Question 1.两个数求和问题,找出求和等于target的数对,只有一对。
Given an array of integers, return indices of the two numbers such that they add up to a specific target.
You may assume that each input would have exactly one solution, and you may not use the same element twice.
Example:
Given nums = [7, 2, 11, 15], target = 9, Because nums[0] + nums[1] = 7 + 2 = 9, return [0, 1].
Solution 1、直接采用双循环来暴力求解,但是问题是时间复杂度高。
Solution 2、对数组先进行排序,然后根据target-nums[i]求得补数,然后在数组中查找补数是否存在,该方法的时间复杂度是:
(排序)O(NlogN) + (遍历并查找)O(NlogN),所以总的复杂度是O(NlogN)。
Solution 3、采用HashMap,时间复杂度是O(N)
#define SIZE 100000
int hash(int key) {
int r = key % SIZE;
return r < 0 ? r + SIZE : r;
}
void insert(int *keys, int *values, int key, int value) {
int index = hash(key);
while (values[index]) {
index++;
index %= SIZE;
}
keys[index] = key;
values[index] = value;
}
int search(int *keys, int *values, int key) {
int index = hash(key);
while (values[index]) {
if (keys[index] == key) {
return values[index];
}
index++;
index %= SIZE;
}
return 0;
}
int* twoSum(int* nums, int numsSize, int target) {
int keys[SIZE];
int values[SIZE] = {0};
for (int i = 0; i < numsSize; i++) {
int complements = target - nums[i];
int index = search(keys, values, complements);
if (index) {
int *indices = (int *) malloc(sizeof(int) * 2);
indices[0] = --index;
indices[1] = i;
return indices;
}
insert(keys, values, nums[i], i + 1);
}
return NULL;
}
Question 2、三数求和的问题。
Given an array nums of n integers, are there elements a, b, c in nums such that a + b + c = 0? Find all unique triplets in the array which gives the sum of zero.
Example:
Given array nums = [-1, 0, 1, 2, -1, -4],
A solution set is:
[
[-1, 0, 1],
[-1, -1, 2]
]
Solution 1、暴力求解,时间复杂度O(N^3)
Solution 2、采取定一个数或者两个数,这里我们假定我们每次取定三个数中的第一个数。

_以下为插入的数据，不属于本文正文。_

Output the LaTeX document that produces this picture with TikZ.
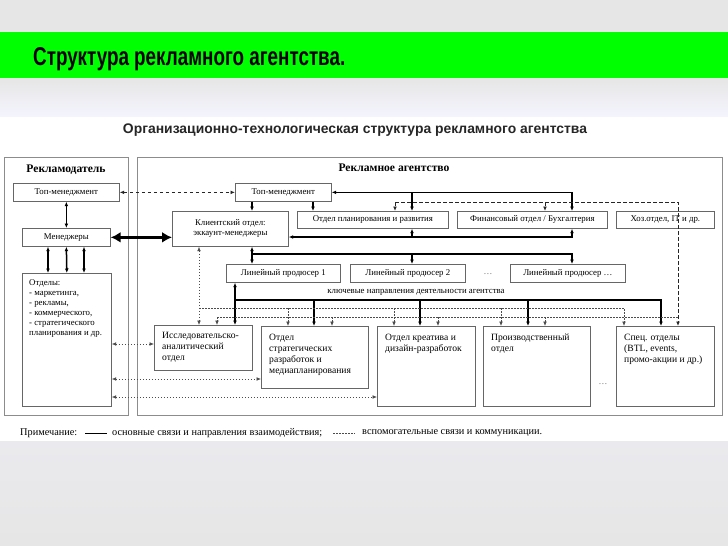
\documentclass[tikz,border=0pt]{standalone}
\usepackage{fontspec}
\setmainfont{Liberation Serif}
\newfontfamily\hsans{Liberation Sans}
\usetikzlibrary{arrows.meta,calc}
\newcommand\dgsmall{\fontsize{8.8}{10}\selectfont}
\newcommand\dgbig{\fontsize{9.6}{11}\selectfont}
\newcommand\dglegend{\fontsize{10.3}{11}\selectfont}
\definecolor{bggray}{HTML}{E6E6E6}
\definecolor{bgbottom}{HTML}{EAEAEE}
\definecolor{titlegreen}{HTML}{00FF00}
\begin{document}
\begin{tikzpicture}[x=1pt,y=-1pt,
  >={Latex[length=4.5pt,width=3.8pt]},
  box/.style={draw=black!60, line width=0.7pt, fill=white, inner sep=0pt, anchor=north west, font=\dgsmall, align=center},
  outerbox/.style={draw=black!45, line width=0.9pt, inner sep=0pt, anchor=north west},
  txt/.style={inner sep=0pt, align=left, anchor=north west, font=\dgbig},
  mainln/.style={line width=1.5pt, black},
  dashln/.style={line width=0.9pt, dash pattern=on 3.5pt off 2.5pt, black!85},
  dotln/.style={line width=0.7pt, dash pattern=on 1.5pt off 1.5pt, black!70},
]
\useasboundingbox (0,0) rectangle (728,546);
% background
\fill[bggray] (0,0) rectangle (728,546);
\fill[titlegreen] (0,32) rectangle (728,78);
\shade[top color=bggray, bottom color=white!96!blue] (0,78) rectangle (728,118);
\fill[white] (0,117) rectangle (728,441);
\shade[top color=bgbottom, bottom color=bggray] (0,441) rectangle (728,546);
\node[anchor=base west, inner sep=0pt] (title) at (33,65)
  {\resizebox{312pt}{18pt}{\hsans\bfseries Структура рекламного агентства.}};

% heading
\node[inner sep=0pt, text=black!85] (head) at (355,130)
  {\resizebox{464pt}{!}{\hsans\bfseries Организационно-технологическая структура рекламного агентства}};

% outer boxes
\node[outerbox, minimum width=124pt, minimum height=258pt] (adv) at (4,157) {};
\node[outerbox, minimum width=585pt, minimum height=258pt] (ag) at (137,157) {};
\node[font=\fontsize{11.6}{12}\selectfont\bfseries] (advt) at (66,170) {Рекламодатель};
\node[font=\fontsize{11.6}{12}\selectfont\bfseries] (agt) at (394,168) {Рекламное агентство};

% advertiser boxes
\node[box, minimum width=106pt, minimum height=18pt] (lt) at (13,183) {Топ-менеджмент};
\node[box, minimum width=88pt, minimum height=18pt] (lm) at (22,228) {Менеджеры};
\node[box, minimum width=89pt, minimum height=133pt] (lo) at (22,273) {};
\node[txt, font=\dgsmall] (lotx) at ($(lo.north west)+(7,6)$)
  {Отделы:\\- маркетинга,\\- рекламы,\\- коммерческого,\\- стратегического\\планирования и др.};

% agency boxes
\node[box, minimum width=96pt, minimum height=18pt] (atm) at (235,183) {Топ-менеджмент};
\node[box, minimum width=116pt, minimum height=35pt] (kl) at (172,211) {Клиентский отдел:\\эккаунт-менеджеры};
\node[box, minimum width=151pt, minimum height=17pt] (pl) at (297,211) {Отдел планирования и развития};
\node[box, minimum width=150pt, minimum height=17pt] (fin) at (457,211) {Финансовый отдел / Бухгалтерия};
\node[box, minimum width=98pt, minimum height=17pt] (hoz) at (616,211) {Хоз.отдел, IT и др.};
\node[box, minimum width=114pt, minimum height=18pt] (lp1) at (226,264) {Линейный продюсер 1};
\node[box, minimum width=115pt, minimum height=18pt] (lp2) at (350,264) {Линейный продюсер 2};
\node[box, minimum width=115pt, minimum height=18pt] (lpn) at (510,264) {Линейный продюсер …};
\node[font=\dgsmall, text=black!60] (dots1) at (488,274) {…};
\node[font=\dgsmall] (key) at (416,292) {ключевые направления деятельности агентства};

\node[box, minimum width=98pt, minimum height=45pt] (ia) at (154,325) {};
\node[box, minimum width=107pt, minimum height=62pt] (st) at (261,326) {};
\node[box, minimum width=98pt, minimum height=80pt] (kr) at (377,326) {};
\node[box, minimum width=107pt, minimum height=80pt] (pr) at (483,326) {};
\node[box, minimum width=98pt, minimum height=80pt] (sp) at (616,326) {};
\node[txt] (iatx) at ($(ia.north west)+(8,7.5)$) {Исследовательско-\\аналитический\\отдел};
\node[txt] (sttx) at ($(st.north west)+(8,7.5)$) {Отдел\\стратегических\\разработок и\\медиапланирования};
\node[txt] (krtx) at ($(kr.north west)+(8,7.5)$) {Отдел креатива и\\дизайн-разработок};
\node[txt] (prtx) at ($(pr.north west)+(8,7.5)$) {Производственный\\отдел};
\node[txt] (sptx) at ($(sp.north west)+(8,7.5)$) {Спец. отделы\\(BTL, events,\\промо-акции и др.)};
\node[font=\dgsmall, text=black!60] (dots2) at (603,384) {…};

% reference coordinates
\foreach \v in {48,84,199,217,235,252,288,313,314,332,394,395,412,420,438,501,528,545,572,624,661,678}
  {\coordinate (X\v) at (\v,0);}
\foreach \v in {202,237,254,300,308,317,344,379,397}
  {\coordinate (Y\v) at (0,\v);}

% advertiser connectors
\draw[mainln,<->] (lt.south) -- (lm.north);
\draw[mainln,<->] (lm.south -| X48) -- (lo.north -| X48);
\draw[mainln,<->] (lm.south) -- (lo.north);
\draw[mainln,<->] (lm.south -| X84) -- (lo.north -| X84);
\draw[dashln,<->] (lt.east) -- (atm.west);
\draw[line width=3.6pt, {Latex[length=10pt,width=11pt]}-{Latex[length=10pt,width=11pt]}] (lm.east) -- (lm.east -| kl.west);

% agency connectors
\draw[mainln,->] (atm.south -| X252) -- (kl.north -| X252);
\draw[mainln,->] (atm.south -| X313) -- (pl.north -| X313);
\draw[mainln,<->] (atm.east) -| (fin.north -| X572);
\draw[mainln,->] (atm.east -| X412) -- (pl.north -| X412);
\draw[dashln,->] (X395 |- Y202) -- (pl.north -| X395);
\draw[dashln,->] (X395 |- Y202) -| (sp.north -| X678);
\draw[dashln,->] (X545 |- Y202) -- (fin.north -| X545);
\draw[mainln,<->] (kl.east |- Y237) -| (fin.south -| X572);
\draw[mainln,->] (X412 |- Y237) -- (pl.south -| X412);
\draw[mainln,<->] (kl.south -| X252) -- (lp1.north -| X252);
\draw[mainln,->] (X252 |- Y254) -| (lpn.north -| X572);
\draw[mainln,->] (X412 |- Y254) -- (lp2.north -| X412);
\draw[mainln,<->] (lp1.south -| X235) -- (ia.north -| X235);
\draw[mainln,->] (X235 |- Y300) -| (sp.north -| X661);
\draw[mainln,->] (X314 |- Y300) -- (st.north -| X314);
\draw[mainln,->] (X420 |- Y300) -- (kr.north -| X420);
\draw[mainln,->] (X528 |- Y300) -- (pr.north -| X528);

\draw[dotln,<->] (kl.south -| X199) -- (ia.north -| X199);
\draw[dotln,->] (X199 |- Y308) -| (sp.north -| X624);
\draw[dotln,->] (X288 |- Y308) -- (st.north -| X288);
\draw[dotln,->] (X394 |- Y308) -- (kr.north -| X394);
\draw[dotln,->] (X501 |- Y308) -- (pr.north -| X501);
\draw[dotln] (X217 |- Y317) -- (X678 |- Y317);
\draw[dotln,->] (X217 |- Y317) -- (ia.north -| X217);
\draw[dotln,->] (X332 |- Y317) -- (st.north -| X332);
\draw[dotln,->] (X438 |- Y317) -- (kr.north -| X438);
\draw[dotln,->] (X545 |- Y317) -- (pr.north -| X545);

\draw[dotln,<->] (lo.east |- Y344) -- (ia.west |- Y344);
\draw[dotln,<->] (lo.east |- Y379) -- (st.west |- Y379);
\draw[dotln,<->] (lo.east |- Y397) -- (kr.west |- Y397);

% legend
\node[anchor=west, inner sep=0pt, font=\dglegend] (n1) at (20,433) {Примечание:};
\coordinate (L1a) at (85,433);
\coordinate (L1b) at (107,433);
\draw[line width=0.8pt] (L1a) -- (L1b);
\node[anchor=west, inner sep=0pt, font=\dglegend] (n2) at (112,433) {основные связи и направления взаимодействия;};
\coordinate (L2a) at (333,433);
\coordinate (L2b) at (355,433);
\draw[dotln] (L2a) -- (L2b);
\node[anchor=west, inner sep=0pt, font=\dglegend] (n3) at (362,433) {вспомогательные связи и коммуникации.};
\end{tikzpicture}
\end{document}
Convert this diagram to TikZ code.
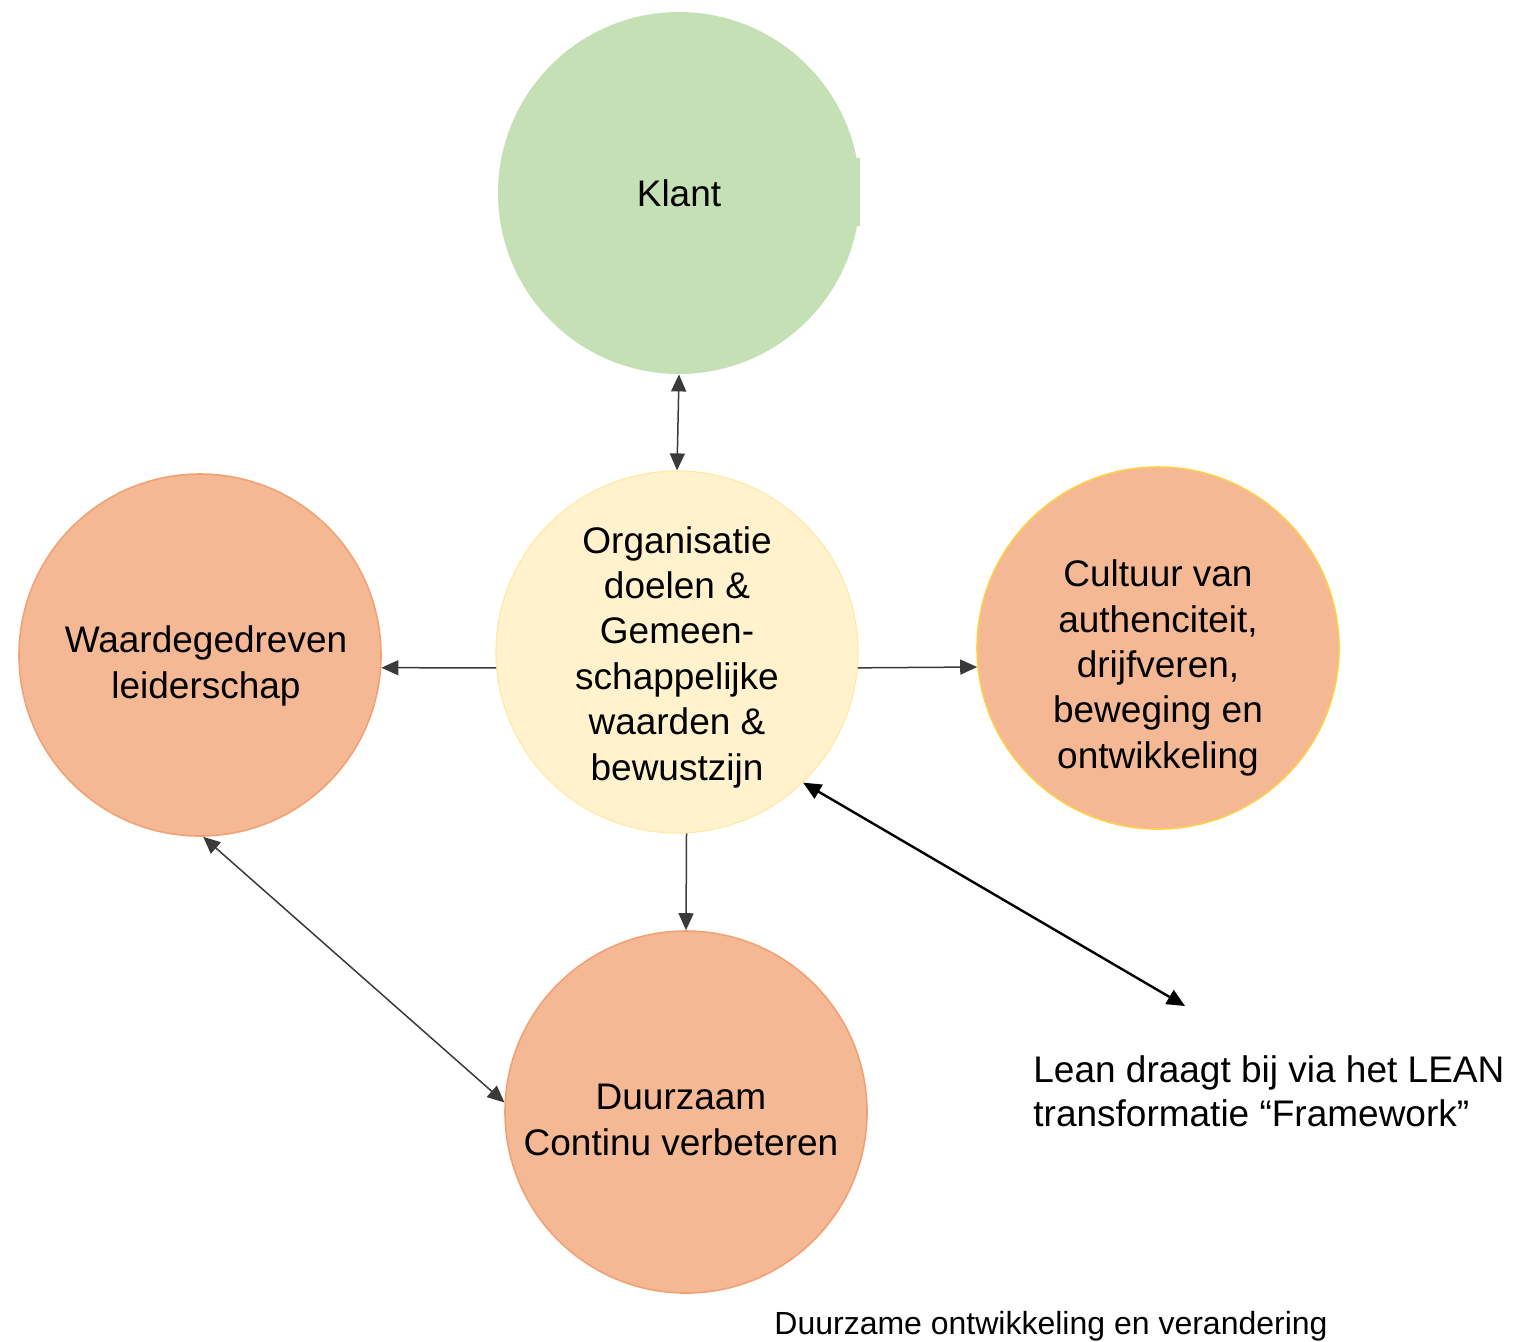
\documentclass[tikz,border=0pt]{standalone}
\usepackage{fontspec}
\setmainfont{Liberation Sans}
\usetikzlibrary{arrows.meta}
\definecolor{klantgreen}{HTML}{C5E0B4}
\definecolor{orgfill}{HTML}{FFF2CC}
\definecolor{orgdraw}{HTML}{FFE9A8}
\definecolor{orfill}{HTML}{F4B994}
\definecolor{ordraw}{HTML}{F2A272}
\definecolor{golddraw}{HTML}{FFCF4A}
\definecolor{linegray}{HTML}{3A3A3A}
\tikzset{
  bubble/.style={circle, inner sep=0pt, minimum size=181pt},
  bubbletext/.style={inner sep=0pt, align=center, font=\fontsize{18.5}{22.7}\selectfont},
  conn/.style={draw=linegray, line width=0.75pt, -{Triangle[length=8.5pt,width=7.5pt]}},
  bothconn/.style={draw=linegray, line width=0.75pt, {Triangle[length=8.5pt,width=7.5pt]}-{Triangle[length=8.5pt,width=7.5pt]}},
  thickconn/.style={draw=black, line width=1.2pt, {Triangle[length=9pt,width=8pt]}-{Triangle[length=9pt,width=8pt]}},
}
\begin{document}
\begin{tikzpicture}[x=0.5pt, y=-0.5pt]
\useasboundingbox (0,0) rectangle (1513,1341);
% Klant
\fill[klantgreen] (845,158) rectangle (860,226);
\node[bubble, fill=klantgreen] (klant) at (679,193) {};
\node[bubbletext] (klanttext) at (679,193) {Klant};
% Organisatie
\node[bubble, fill=orgfill, draw=orgdraw, line width=0.6pt] (org) at (677,652) {};
\node[bubbletext] (orgtext) at (677,657)
  {Organisatie\\doelen \&\\Gemeen-\\schappelijke\\waarden \&\\bewustzijn};
% Waardegedreven
\node[bubble, fill=orfill, draw=ordraw, line width=0.8pt] (waard) at (200,655) {};
\node[bubbletext] (waardtext) at (206,666) {Waardegedreven\\leiderschap};
% Cultuur
\node[bubble, fill=orfill, draw=golddraw, line width=0.8pt] (cult) at (1158,648) {};
\node[bubbletext] (culttext) at (1158,668)
  {Cultuur van\\authenciteit,\\drijfveren,\\beweging en\\ontwikkeling};
% Duurzaam
\node[bubble, fill=orfill, draw=ordraw, line width=0.8pt] (duur) at (686,1112) {};
\node[bubbletext] (duurtext) at (681,1120) {Duurzaam\\Continu verbeteren};
% free end of thick arrow
\coordinate (leanpt) at (1185,1006);
% texts
\node[anchor=west, align=left, inner sep=0pt, font=\fontsize{18.5}{22.2}\selectfont] (lean) at (1033,1091)
  {Lean draagt bij via het LEAN\\transformatie “Framework”};
\node[inner sep=0pt, font=\fontsize{16}{19}\selectfont] (bottom) at (1051,1326)
  {Duurzame ontwikkeling en verandering};
% connectors
\draw[bothconn] (klant.south) -- (org.north);
\draw[conn] (org.185) -- (waard.-4);
\draw[conn] (org.-5) -- (cult.186);
\draw[conn] (org.-87) -- (duur.north);
\draw[bothconn] (waard.-89) -- (duur.177.5);
\draw[thickconn] (org.-46) -- (leanpt);
\end{tikzpicture}
\end{document}
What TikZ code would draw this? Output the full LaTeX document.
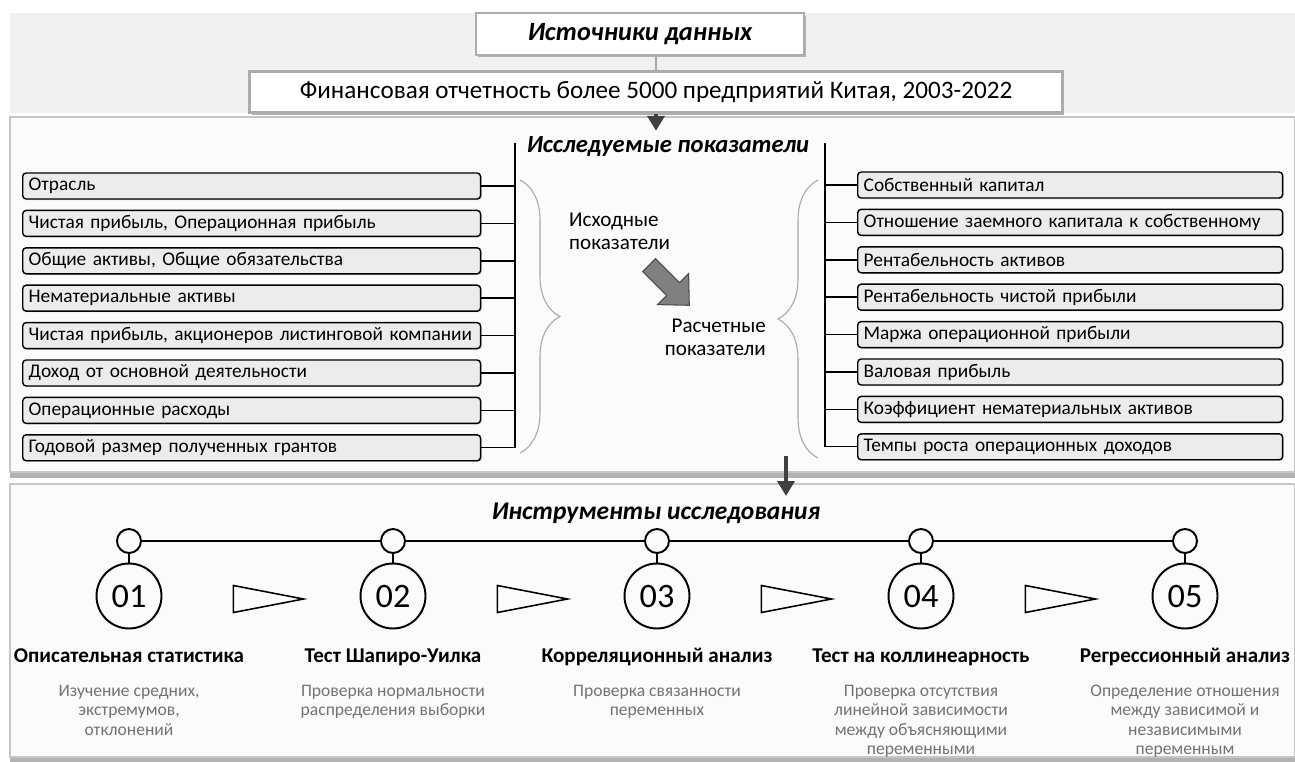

然后用两个指针p,q指定首尾,然后往中间走,采取一个夹逼的办法实现。时间复杂度是O(N^2)
class Solution {
public List<List<Integer>> threeSum(int[] nums) {
List<List<Integer>> result= new ArrayList<List<Integer>>();
Arrays.sort(nums);
int p,q,Balance,i,sum;
for(i = 0;i < nums.length-2;i++)
{
p = i;
Balance = i+1;
q = nums.length-1;
while(q > Balance)
{
sum = nums[p] + nums[Balance] + nums[q];
//小了
if(sum < 0)
Balance++;
//大了
else if(sum > 0)
q--;
else
{
List<Integer> Temp = new ArrayList<Integer>();
Temp.add(nums[p]);
Temp.add(nums[Balance]);
Temp.add(nums[q]);
result.add(Temp);
//剪枝
while(nums[Balance+1] == nums[Balance] && Balance < q && Balance < nums.length-2)
Balance++;
while(nums[q-1] == nums[q] && Balance < q && q > 1)
q--;
Balance++;
q--;
}
}//while
while(nums[i+1] == nums[i] && i < nums.length-2)
i++;
}//for
return result;
}
}
Question 3、找最接近给定Target的三个数。
Given an array nums of n integers and an integer target, find three integers in nums such that the sum is closest to target. Return the sum of the three integers. You may assume that each input would have exactly one solution.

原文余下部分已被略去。